The War on Color...

The War on Color...

Chalk as Insurrection

It starts with chalk. Not guns, not bombs, not barricades. Chalk. That dusty, fragile powder pressed into the palms of children, dragged across sidewalks in crooked rainbows and lopsided suns. Chalk that dissolves with the first rainfall. Chalk that anyone with a hose can erase in seconds.

And yet, to Republicans, chalk is not innocent. It is insurgency in pastel. It is the whisper of otherness intruding on their public square. They summon police, pass ordinances, raise their voices as though pigment itself were an armed threat.

The overreaction is the revelation. This was never about chalk. It has never really been about flags, or drag queens, or voting districts full of brown faces and foreign tongues. Beneath it all lies a more primal terror: a hatred of color itself.

The Great Offense of Multiplicity

Color is multiplicity made visible. It is the world refusing singularity. A rainbow unfurls and declares that love will not be caged in one shape. A city votes and insists that no one accent, no one religion, no one pigment owns democracy. Chalk lines a sidewalk and dares to say: we were here, we exist, we will not be unseen.
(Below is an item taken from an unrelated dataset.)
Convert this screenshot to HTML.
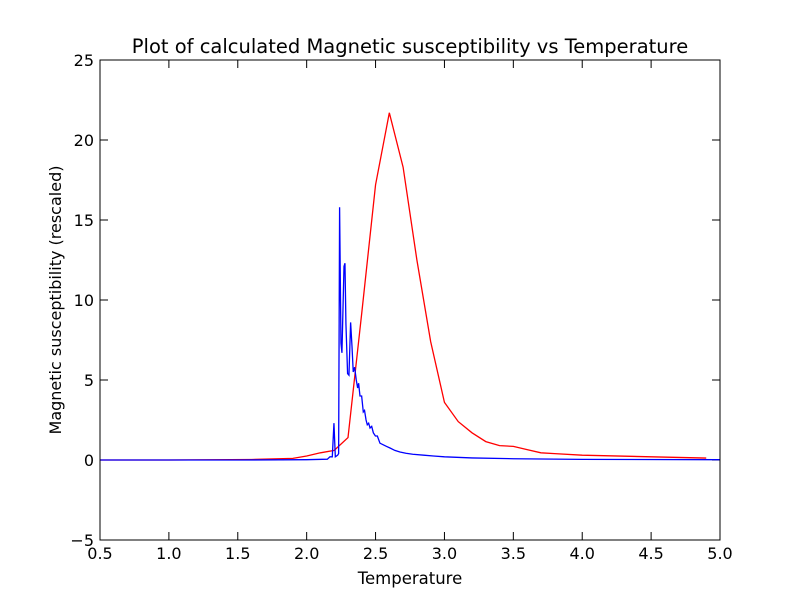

For Republicans, this is disorder, chaos, rebellion. Color is jazz when they demand Sousa marches. It is improvisation when they crave lockstep. They demand black-and-white answers, but the world keeps splashing them with palettes they cannot understand, much less control.

The One True Shade

So they retreat to their sanctuary: red.

Red floods their maps, bleeds from their rallies, wraps itself around their slogans. It is their flag, their drug, their catechism.

But red is not an innocent shade. Red is primal, guttural, instinctual. It is blood spilled and blood demanded. It is fury, alarm, the predator’s flash of warning. Red is the stop sign, the flare, the color that seizes the eye and demands surrender.

Psychologists will tell you: red amplifies dominance, stokes aggression, conjures fear. It overwhelms. It silences. It does not converse; it commands.

And here lies the grotesque comedy: the party that once howled at the “red menace” of communism has drowned itself in crimson, trading one authoritarian hue for another. Not the hammer and sickle, but the red cap, the red tie, the electoral map bleeding like a wound across the continent.

The Whiteness Beneath

But the story does not end in red. Beneath it lies white, the foundation stone, the ghost in the background.

White hoods, white robes, white crosses burning in the night. White banners of “purity,” of “supremacy.” The myth of whiteness as order and dominion has haunted American politics for centuries, and the GOP has long drawn from that poisoned well.

The Southern Strategy was not an accidental turn of phrase; it was a deliberate pact with segregationists. Reagan’s “welfare queens,” Trump’s “shithole countries”—each invocation of whiteness as virtue, each sneer at color as contamination.

When fused with red, the palette becomes unmistakable: blood and purity, rage and supremacy. A politics of domination disguised as patriotism.

The Palette of Authoritarianism

Notice what is missing. Blue. The color of calm, of reflection, of trust. Blue is the shade of deliberation, of democracy itself. And it has no place in their gospel except as the enemy.

What remains is stark and violent: red for aggression, white for supremacy. It is not an accident of branding. It is the monochrome dream of every authoritarian project: a world reduced to obedience, stripped of its spectrum, scrubbed of its nuance.

The Fear of the Rainbow

And so the rainbow becomes their greatest heresy. It mocks their reductionism. It laughs at their uniforms. It insists, in color, that life will not be flattened into red and white.

That is why they rage at Pride flags, ban books with bright covers, tear down murals, mock “urban votes” as illegitimate. Every splash of color unmasks them. Every rainbow reveals the lie.

James Baldwin warned that “color is not a human or a personal reality; it is a political reality.” Republicans have twisted this truth until it became a weapon. They wield red as rage and white as purity, pretending they are victims while painting the nation in their image.

And if Baldwin gave us clarity, Hunter S. Thompson would give us the unfiltered howl: this is a circus of the damned, a lunatic parade of red-eyed patriots high on their own fumes, hallucinating purity while the country burns. Red like a warning flare, white like a funeral shroud, together a grotesque pageant screaming about freedom while strangling it in the parking lot.

The Persistence of Color

And yet—the chalk returns after the rain. The rainbow survives the storm. The cities pulse with languages and laughter that no gerrymander can bleach away.

Authoritarian movements burn bright in their monochrome fever dreams, but monochrome is brittle. It cannot sustain life. The world insists on plurality, on spectrum, on color.

The Republican vision is a nation bled red and scrubbed white. The American promise—unfulfilled, contested, always incomplete—is still the rainbow. And no matter how many chalk lines they wash away, color always comes back, brighter, louder, more defiant than before.